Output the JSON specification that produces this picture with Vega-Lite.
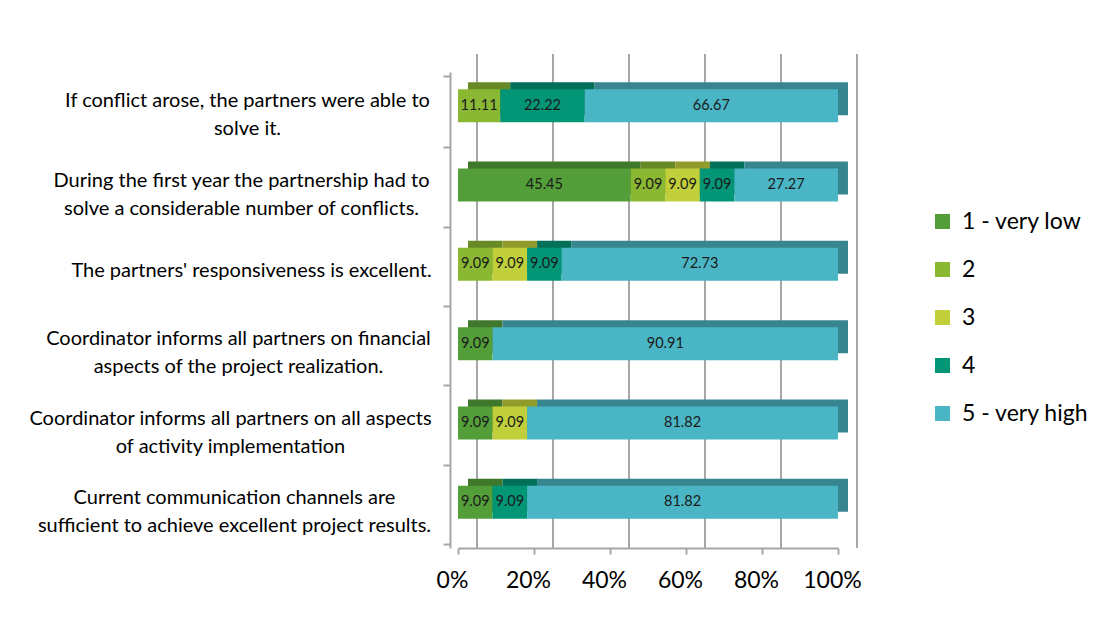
{
  "$schema": "https://vega.github.io/schema/vega-lite/v6.json",
  "width": 380,
  "height": 476,
  "autosize": {"type": "none"},
  "padding": {"left": 458, "top": 72, "right": 266, "bottom": 79},
  "background": "white",
  "config": {
    "view": {"stroke": null},
    "font": "Lato",
    "axis": {"labelFont": "Lato", "labelColor": "#000000", "title": null},
    "legend": {"labelFont": "Lato", "labelColor": "#000000"}
  },
  "resolve": {"scale": {"color": "independent"}},
  "datasets": {
    "answers": [
      {"question": "If conflict arose, the partners were able to|solve it.", "level": "2", "value": 11.11},
      {"question": "If conflict arose, the partners were able to|solve it.", "level": "4", "value": 22.22},
      {"question": "If conflict arose, the partners were able to|solve it.", "level": "5 - very high", "value": 66.67},
      {"question": "During the first year the partnership had to|solve a considerable number of conflicts.", "level": "1 - very low", "value": 45.45},
      {"question": "During the first year the partnership had to|solve a considerable number of conflicts.", "level": "2", "value": 9.09},
      {"question": "During the first year the partnership had to|solve a considerable number of conflicts.", "level": "3", "value": 9.09},
      {"question": "During the first year the partnership had to|solve a considerable number of conflicts.", "level": "4", "value": 9.09},
      {"question": "During the first year the partnership had to|solve a considerable number of conflicts.", "level": "5 - very high", "value": 27.27},
      {"question": "The partners' responsiveness is excellent.", "level": "2", "value": 9.09},
      {"question": "The partners' responsiveness is excellent.", "level": "3", "value": 9.09},
      {"question": "The partners' responsiveness is excellent.", "level": "4", "value": 9.09},
      {"question": "The partners' responsiveness is excellent.", "level": "5 - very high", "value": 72.73},
      {"question": "Coordinator informs all partners on financial|aspects of the project realization.", "level": "1 - very low", "value": 9.09},
      {"question": "Coordinator informs all partners on financial|aspects of the project realization.", "level": "5 - very high", "value": 90.91},
      {"question": "Coordinator informs all partners on all aspects|of activity implementation", "level": "1 - very low", "value": 9.09},
      {"question": "Coordinator informs all partners on all aspects|of activity implementation", "level": "3", "value": 9.09},
      {"question": "Coordinator informs all partners on all aspects|of activity implementation", "level": "5 - very high", "value": 81.82},
      {"question": "Current communication channels are|sufficient to achieve excellent project results.", "level": "1 - very low", "value": 9.09},
      {"question": "Current communication channels are|sufficient to achieve excellent project results.", "level": "4", "value": 9.09},
      {"question": "Current communication channels are|sufficient to achieve excellent project results.", "level": "5 - very high", "value": 81.82}
    ],
    "grid": [
      {"tick": 0}, {"tick": 20}, {"tick": 40}, {"tick": 60}, {"tick": 80}, {"tick": 100}
    ]
  },
  "layer": [
    {
      "data": {"name": "grid"},
      "mark": {"type": "rule", "color": "#a6a6a6", "strokeWidth": 2, "xOffset": 19, "yOffset": -18},
      "encoding": {
        "x": {
          "field": "tick", "type": "quantitative", "scale": {"domain": [0, 100]},
          "axis": {
            "values": [0, 20, 40, 60, 80, 100],
            "labelExpr": "datum.value + '%'",
            "labelOverlap": false,
            "labelFlush": false,
            "grid": false,
            "domainColor": "#a6a6a6", "domainWidth": 2,
            "tickColor": "#a6a6a6", "tickWidth": 2, "tickSize": 6,
            "labelFontSize": 23, "labelPadding": 15, "labelOffset": -6
          }
        }
      }
    },
    {
      "data": {"name": "answers"},
      "mark": {"type": "bar", "size": 33, "xOffset": 10, "x2Offset": 10, "yOffset": -13},
      "encoding": {
        "y": {
          "field": "question", "type": "nominal", "sort": null,
          "axis": {
            "offset": 8,
            "domainColor": "#a6a6a6", "domainWidth": 2,
            "tickColor": "#a6a6a6", "tickWidth": 2, "tickSize": 7, "tickBand": "extent",
            "labelExpr": "split(datum.label, '|')",
            "labelAlign": "center", "labelBaseline": "middle",
            "labelFontSize": 20, "labelLineHeight": 28, "labelLimit": 0,
            "labelOffset": {"expr": "split(datum.value, '|').length > 1 ? -11 : 0"},
            "labelPadding": {"expr": "datum.value == 'If conflict arose, the partners were able to|solve it.' ? 196 : datum.value == 'During the first year the partnership had to|solve a considerable number of conflicts.' ? 202 : datum.value == 'Coordinator informs all partners on financial|aspects of the project realization.' ? 205 : datum.value == 'Coordinator informs all partners on all aspects|of activity implementation' ? 213 : datum.value == 'Current communication channels are|sufficient to achieve excellent project results.' ? 209 : 192"}
          }
        },
        "x": {"field": "value", "type": "quantitative", "stack": "zero"},
        "order": {"field": "level"},
        "color": {
          "field": "level", "type": "nominal", "legend": null,
          "scale": {"domain": ["1 - very low", "2", "3", "4", "5 - very high"], "range": ["#3f772b", "#688a26", "#909b2c", "#027059", "#37858f"]}
        }
      }
    },
    {
      "data": {"name": "answers"},
      "mark": {"type": "bar", "size": 33, "yOffset": -6},
      "encoding": {
        "y": {"field": "question", "type": "nominal", "sort": null},
        "x": {"field": "value", "type": "quantitative", "stack": "zero"},
        "order": {"field": "level"},
        "color": {
          "field": "level", "type": "nominal", "title": null,
          "scale": {"domain": ["1 - very low", "2", "3", "4", "5 - very high"], "range": ["#549e39", "#8ab833", "#c0cf3a", "#029676", "#4ab5c4"]},
          "legend": {
            "orient": "none", "legendX": 473, "legendY": 138,
            "symbolType": "square", "symbolSize": 225, "symbolStrokeWidth": 0,
            "labelFontSize": 23, "rowPadding": 24, "labelOffset": 8
          }
        }
      }
    },
    {
      "data": {"name": "answers"},
      "mark": {"type": "text", "fontSize": 14.5, "color": "#1a1a1a", "yOffset": -6, "baseline": "middle", "align": "center"},
      "encoding": {
        "y": {"field": "question", "type": "nominal", "sort": null},
        "x": {"field": "value", "type": "quantitative", "stack": "zero", "bandPosition": 0.5},
        "order": {"field": "level"},
        "text": {"field": "value", "type": "quantitative", "format": ".2f"}
      }
    }
  ]
}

Written task —
Write the lines above out again exactly, without any of their pictures.

Exercise response —
Output the JSON specification that produces this picture with Vega-Lite.
{
  "$schema": "https://vega.github.io/schema/vega-lite/v6.json",
  "width": 380,
  "height": 476,
  "autosize": {"type": "none"},
  "padding": {"left": 458, "top": 72, "right": 266, "bottom": 79},
  "background": "white",
  "config": {
    "view": {"stroke": null},
    "font": "Lato",
    "axis": {"labelFont": "Lato", "labelColor": "#000000", "title": null},
    "legend": {"labelFont": "Lato", "labelColor": "#000000"}
  },
  "resolve": {"scale": {"color": "independent"}},
  "datasets": {
    "answers": [
      {"question": "If conflict arose, the partners were able to|solve it.", "level": "2", "value": 11.11},
      {"question": "If conflict arose, the partners were able to|solve it.", "level": "4", "value": 22.22},
      {"question": "If conflict arose, the partners were able to|solve it.", "level": "5 - very high", "value": 66.67},
      {"question": "During the first year the partnership had to|solve a considerable number of conflicts.", "level": "1 - very low", "value": 45.45},
      {"question": "During the first year the partnership had to|solve a considerable number of conflicts.", "level": "2", "value": 9.09},
      {"question": "During the first year the partnership had to|solve a considerable number of conflicts.", "level": "3", "value": 9.09},
      {"question": "During the first year the partnership had to|solve a considerable number of conflicts.", "level": "4", "value": 9.09},
      {"question": "During the first year the partnership had to|solve a considerable number of conflicts.", "level": "5 - very high", "value": 27.27},
      {"question": "The partners' responsiveness is excellent.", "level": "2", "value": 9.09},
      {"question": "The partners' responsiveness is excellent.", "level": "3", "value": 9.09},
      {"question": "The partners' responsiveness is excellent.", "level": "4", "value": 9.09},
      {"question": "The partners' responsiveness is excellent.", "level": "5 - very high", "value": 72.73},
      {"question": "Coordinator informs all partners on financial|aspects of the project realization.", "level": "1 - very low", "value": 9.09},
      {"question": "Coordinator informs all partners on financial|aspects of the project realization.", "level": "5 - very high", "value": 90.91},
      {"question": "Coordinator informs all partners on all aspects|of activity implementation", "level": "1 - very low", "value": 9.09},
      {"question": "Coordinator informs all partners on all aspects|of activity implementation", "level": "3", "value": 9.09},
      {"question": "Coordinator informs all partners on all aspects|of activity implementation", "level": "5 - very high", "value": 81.82},
      {"question": "Current communication channels are|sufficient to achieve excellent project results.", "level": "1 - very low", "value": 9.09},
      {"question": "Current communication channels are|sufficient to achieve excellent project results.", "level": "4", "value": 9.09},
      {"question": "Current communication channels are|sufficient to achieve excellent project results.", "level": "5 - very high", "value": 81.82}
    ],
    "grid": [
      {"tick": 0}, {"tick": 20}, {"tick": 40}, {"tick": 60}, {"tick": 80}, {"tick": 100}
    ]
  },
  "layer": [
    {
      "data": {"name": "grid"},
      "mark": {"type": "rule", "color": "#a6a6a6", "strokeWidth": 2, "xOffset": 19, "yOffset": -18},
      "encoding": {
        "x": {
          "field": "tick", "type": "quantitative", "scale": {"domain": [0, 100]},
          "axis": {
            "values": [0, 20, 40, 60, 80, 100],
            "labelExpr": "datum.value + '%'",
            "labelOverlap": false,
            "labelFlush": false,
            "grid": false,
            "domainColor": "#a6a6a6", "domainWidth": 2,
            "tickColor": "#a6a6a6", "tickWidth": 2, "tickSize": 6,
            "labelFontSize": 23, "labelPadding": 15, "labelOffset": -6
          }
        }
      }
    },
    {
      "data": {"name": "answers"},
      "mark": {"type": "bar", "size": 33, "xOffset": 10, "x2Offset": 10, "yOffset": -13},
      "encoding": {
        "y": {
          "field": "question", "type": "nominal", "sort": null,
          "axis": {
            "offset": 8,
            "domainColor": "#a6a6a6", "domainWidth": 2,
            "tickColor": "#a6a6a6", "tickWidth": 2, "tickSize": 7, "tickBand": "extent",
            "labelExpr": "split(datum.label, '|')",
            "labelAlign": "center", "labelBaseline": "middle",
            "labelFontSize": 20, "labelLineHeight": 28, "labelLimit": 0,
            "labelOffset": {"expr": "split(datum.value, '|').length > 1 ? -11 : 0"},
            "labelPadding": {"expr": "datum.value == 'If conflict arose, the partners were able to|solve it.' ? 196 : datum.value == 'During the first year the partnership had to|solve a considerable number of conflicts.' ? 202 : datum.value == 'Coordinator informs all partners on financial|aspects of the project realization.' ? 205 : datum.value == 'Coordinator informs all partners on all aspects|of activity implementation' ? 213 : datum.value == 'Current communication channels are|sufficient to achieve excellent project results.' ? 209 : 192"}
          }
        },
        "x": {"field": "value", "type": "quantitative", "stack": "zero"},
        "order": {"field": "level"},
        "color": {
          "field": "level", "type": "nominal", "legend": null,
          "scale": {"domain": ["1 - very low", "2", "3", "4", "5 - very high"], "range": ["#3f772b", "#688a26", "#909b2c", "#027059", "#37858f"]}
        }
      }
    },
    {
      "data": {"name": "answers"},
      "mark": {"type": "bar", "size": 33, "yOffset": -6},
      "encoding": {
        "y": {"field": "question", "type": "nominal", "sort": null},
        "x": {"field": "value", "type": "quantitative", "stack": "zero"},
        "order": {"field": "level"},
        "color": {
          "field": "level", "type": "nominal", "title": null,
          "scale": {"domain": ["1 - very low", "2", "3", "4", "5 - very high"], "range": ["#549e39", "#8ab833", "#c0cf3a", "#029676", "#4ab5c4"]},
          "legend": {
            "orient": "none", "legendX": 473, "legendY": 138,
            "symbolType": "square", "symbolSize": 225, "symbolStrokeWidth": 0,
            "labelFontSize": 23, "rowPadding": 24, "labelOffset": 8
          }
        }
      }
    },
    {
      "data": {"name": "answers"},
      "mark": {"type": "text", "fontSize": 14.5, "color": "#1a1a1a", "yOffset": -6, "baseline": "middle", "align": "center"},
      "encoding": {
        "y": {"field": "question", "type": "nominal", "sort": null},
        "x": {"field": "value", "type": "quantitative", "stack": "zero", "bandPosition": 0.5},
        "order": {"field": "level"},
        "text": {"field": "value", "type": "quantitative", "format": ".2f"}
      }
    }
  ]
}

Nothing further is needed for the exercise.